Job chunking is done after a suitable host is found for the job. MultiCluster jobs can be chunked, but they are forwarded to the remote execution cluster one at a time, and chunked in the execution cluster. Therefore, the CHUNK_JOB_SIZE parameter in the submission queue is ignored by MultiCluster jobs that are forwarded to a remote cluster for execution.
If MultiCluster jobs are chunked, and one job in the chunk starts to run, both clusters display the WAIT status for the remaining jobs. However, the execution cluster sees these jobs in the PEND state, while the submission cluster sees these jobs in the RUN state. This affects scheduling calculations for fairshare and limits on both clusters.
If fairshare scheduling is enabled, resource usage information is a factor used in the calculation of dynamic user priority. MultiCluster jobs count towards a user’s fairshare priority in the execution cluster, and do not affect fairshare calculations in the submission cluster.
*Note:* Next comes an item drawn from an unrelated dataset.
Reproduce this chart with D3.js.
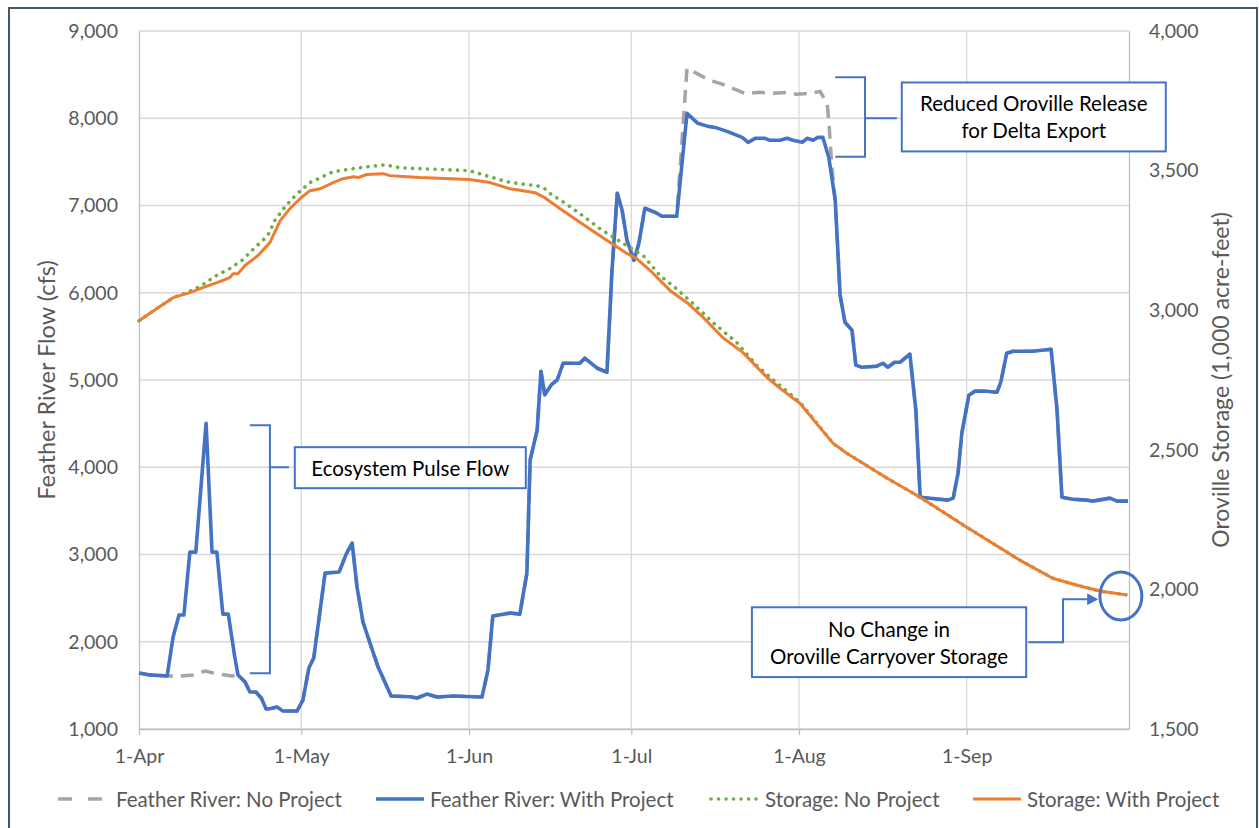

There is no requirement that both clusters use fairshare or have the same fairshare policies. However, if you submit a job and specify a local user group for fairshare purposes (bsub -G), your job cannot run remotely unless you also belong to a user group of the same name in the execution cluster.
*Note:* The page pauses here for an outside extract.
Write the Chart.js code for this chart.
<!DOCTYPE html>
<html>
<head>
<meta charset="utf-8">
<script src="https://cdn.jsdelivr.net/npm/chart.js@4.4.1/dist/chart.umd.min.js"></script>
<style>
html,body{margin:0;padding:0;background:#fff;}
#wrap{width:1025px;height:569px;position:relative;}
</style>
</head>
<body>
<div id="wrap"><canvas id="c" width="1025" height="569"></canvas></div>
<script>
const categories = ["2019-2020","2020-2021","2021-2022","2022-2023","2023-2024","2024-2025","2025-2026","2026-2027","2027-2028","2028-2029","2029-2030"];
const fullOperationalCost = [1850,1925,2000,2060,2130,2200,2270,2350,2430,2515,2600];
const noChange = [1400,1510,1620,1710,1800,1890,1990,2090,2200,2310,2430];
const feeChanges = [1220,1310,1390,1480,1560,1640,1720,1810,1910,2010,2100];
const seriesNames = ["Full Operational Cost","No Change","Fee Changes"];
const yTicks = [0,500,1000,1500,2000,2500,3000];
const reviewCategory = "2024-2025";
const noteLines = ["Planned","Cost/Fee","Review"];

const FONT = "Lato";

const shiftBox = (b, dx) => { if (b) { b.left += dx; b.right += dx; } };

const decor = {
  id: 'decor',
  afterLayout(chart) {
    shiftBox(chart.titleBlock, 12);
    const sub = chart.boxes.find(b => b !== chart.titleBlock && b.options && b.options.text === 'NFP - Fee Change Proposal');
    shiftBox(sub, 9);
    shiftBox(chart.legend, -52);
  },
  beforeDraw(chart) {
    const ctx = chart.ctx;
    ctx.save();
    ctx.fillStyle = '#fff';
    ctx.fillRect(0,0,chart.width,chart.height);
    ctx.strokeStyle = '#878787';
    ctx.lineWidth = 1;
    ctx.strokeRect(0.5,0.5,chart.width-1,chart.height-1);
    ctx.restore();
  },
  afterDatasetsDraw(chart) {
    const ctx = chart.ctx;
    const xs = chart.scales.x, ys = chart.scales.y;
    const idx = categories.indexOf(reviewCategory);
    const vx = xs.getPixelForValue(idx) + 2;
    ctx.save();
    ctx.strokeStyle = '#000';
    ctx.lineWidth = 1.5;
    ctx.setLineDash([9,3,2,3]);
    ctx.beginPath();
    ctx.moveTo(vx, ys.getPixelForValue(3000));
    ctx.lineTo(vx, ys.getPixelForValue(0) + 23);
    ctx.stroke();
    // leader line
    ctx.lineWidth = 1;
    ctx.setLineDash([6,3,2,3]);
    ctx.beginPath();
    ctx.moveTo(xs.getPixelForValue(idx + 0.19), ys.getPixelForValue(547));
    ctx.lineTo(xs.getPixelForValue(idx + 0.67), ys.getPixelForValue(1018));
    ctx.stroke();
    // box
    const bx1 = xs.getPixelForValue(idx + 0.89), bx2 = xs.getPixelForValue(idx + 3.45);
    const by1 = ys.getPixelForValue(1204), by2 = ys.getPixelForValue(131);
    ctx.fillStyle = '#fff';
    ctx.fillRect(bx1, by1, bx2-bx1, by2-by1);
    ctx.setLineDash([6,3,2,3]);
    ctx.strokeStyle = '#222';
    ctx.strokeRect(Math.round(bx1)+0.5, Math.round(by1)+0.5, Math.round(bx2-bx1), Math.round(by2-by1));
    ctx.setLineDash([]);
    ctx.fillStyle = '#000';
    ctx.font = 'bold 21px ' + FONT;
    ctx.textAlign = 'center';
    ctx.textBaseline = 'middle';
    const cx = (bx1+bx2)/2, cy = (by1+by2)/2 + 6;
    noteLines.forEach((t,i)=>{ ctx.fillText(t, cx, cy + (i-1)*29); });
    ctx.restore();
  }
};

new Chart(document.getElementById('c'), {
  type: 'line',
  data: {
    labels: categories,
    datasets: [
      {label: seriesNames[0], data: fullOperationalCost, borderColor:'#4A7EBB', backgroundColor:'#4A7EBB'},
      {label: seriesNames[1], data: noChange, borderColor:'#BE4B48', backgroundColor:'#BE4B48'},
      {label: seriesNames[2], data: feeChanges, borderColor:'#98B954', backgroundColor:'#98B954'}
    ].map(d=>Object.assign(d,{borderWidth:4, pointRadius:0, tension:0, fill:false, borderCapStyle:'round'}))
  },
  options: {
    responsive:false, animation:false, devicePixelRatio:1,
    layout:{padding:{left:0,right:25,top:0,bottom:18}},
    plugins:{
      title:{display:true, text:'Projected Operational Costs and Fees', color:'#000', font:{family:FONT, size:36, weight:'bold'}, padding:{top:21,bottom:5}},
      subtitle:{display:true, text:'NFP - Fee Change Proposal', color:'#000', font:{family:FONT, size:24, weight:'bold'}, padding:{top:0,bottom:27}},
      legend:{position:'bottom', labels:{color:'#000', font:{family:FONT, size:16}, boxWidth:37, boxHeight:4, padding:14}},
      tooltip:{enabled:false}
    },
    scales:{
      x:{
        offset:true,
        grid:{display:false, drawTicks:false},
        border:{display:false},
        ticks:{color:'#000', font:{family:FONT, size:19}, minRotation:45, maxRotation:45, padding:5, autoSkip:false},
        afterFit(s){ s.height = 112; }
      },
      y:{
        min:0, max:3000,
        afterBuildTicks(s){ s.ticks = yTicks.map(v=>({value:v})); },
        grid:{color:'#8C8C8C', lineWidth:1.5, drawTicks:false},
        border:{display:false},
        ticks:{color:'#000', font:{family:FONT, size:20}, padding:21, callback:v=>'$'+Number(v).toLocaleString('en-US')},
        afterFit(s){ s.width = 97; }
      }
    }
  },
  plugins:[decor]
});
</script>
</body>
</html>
For more information on fairshare, see Administering Platform LSF.
A parallel job can be forwarded to another cluster, but the job cannot start unless the execution cluster has enough hosts and resources to run the entire job. A parallel job cannot span clusters.
Resizable jobs across MultiCluster clusters is not supported. This implies the following behavior:
Only bresize release is supported in the job forwarding model from the execution cluster:
The submission cluster does log all events related to bresize release in submission cluster lsb.events file
The submission cluster logs JOB_RESIZE events into lsb.acct file after the allocation is changed.
Users should be able to view allocation changes from submission cluster through bjobs, bhist and bacct, busers, bqueues etc.
If job requeue is enabled, LSF requeues jobs that finish with exit codes that indicate job failure.
For more information on job requeue, see Administering Platform LSF.
brequeue in the submission cluster causes the job to be requeued in the send-jobs queue.
brequeue in the execution cluster causes the job to be requeued in the receive-jobs queue.
If job requeue (REQUEUE_EXIT_VALUES in lsb.queues) is enabled in the receive-jobs queue, and the job’s exit code matches, the execution cluster requeues the job (it does not return to the submission cluster). Exclusive job requeue works properly.
If the execution cluster does not requeue the job, the job returns to the send-jobs cluster, and gets a second chance to be requeued. If job requeue is enabled in the send-jobs queue, and the job’s exit code matches, the submission cluster requeues the job.
Exclusive job requeue values configured in the send-jobs queue always cause the job to be requeued, but for MultiCluster jobs the exclusive feature does not work; these jobs could be dispatched to the same remote execution host as before.
The pre-execution command retry limit (MAX_PREEXEC_RETRY, LOCAL_MAX_PREEXEC_RETRY, and REMOTE_MAX_PREEXEC_RETRY), job requeue limit (MAX_JOB_REQUEUE), and job preemption retry limit (MAX_JOB_PREEMPT) configured in lsb.params, lsb.queues, and lsb.applications on the execution cluster are applied.
If the forwarded job requeue limit exceeds the limit on the execution cluster, the job exits and returns to the submission cluster and remains pending for rescheduling.
If job rerun is enabled, LSF automatically restarts running jobs that are interrupted due to failure of the execution host.
If queue-level job rerun (RERUNNABLE in lsb.queues) is enabled in both send-jobs and receive-jobs queues, only the receive-jobs queue reruns the job.
For more information on job rerun, see Administering Platform LSF.
If job rerun is enabled in the receive-jobs queue, the execution cluster reruns the job. While the job is pending in the execution cluster, the job status is returned to the submission cluster.
If the receive-jobs queue does not enable job rerun, the job returns to the submission cluster and gets a second chance to be rerun. If job rerun is enabled at the user level, or is enabled in the send-jobs queue, the submission cluster reruns the job.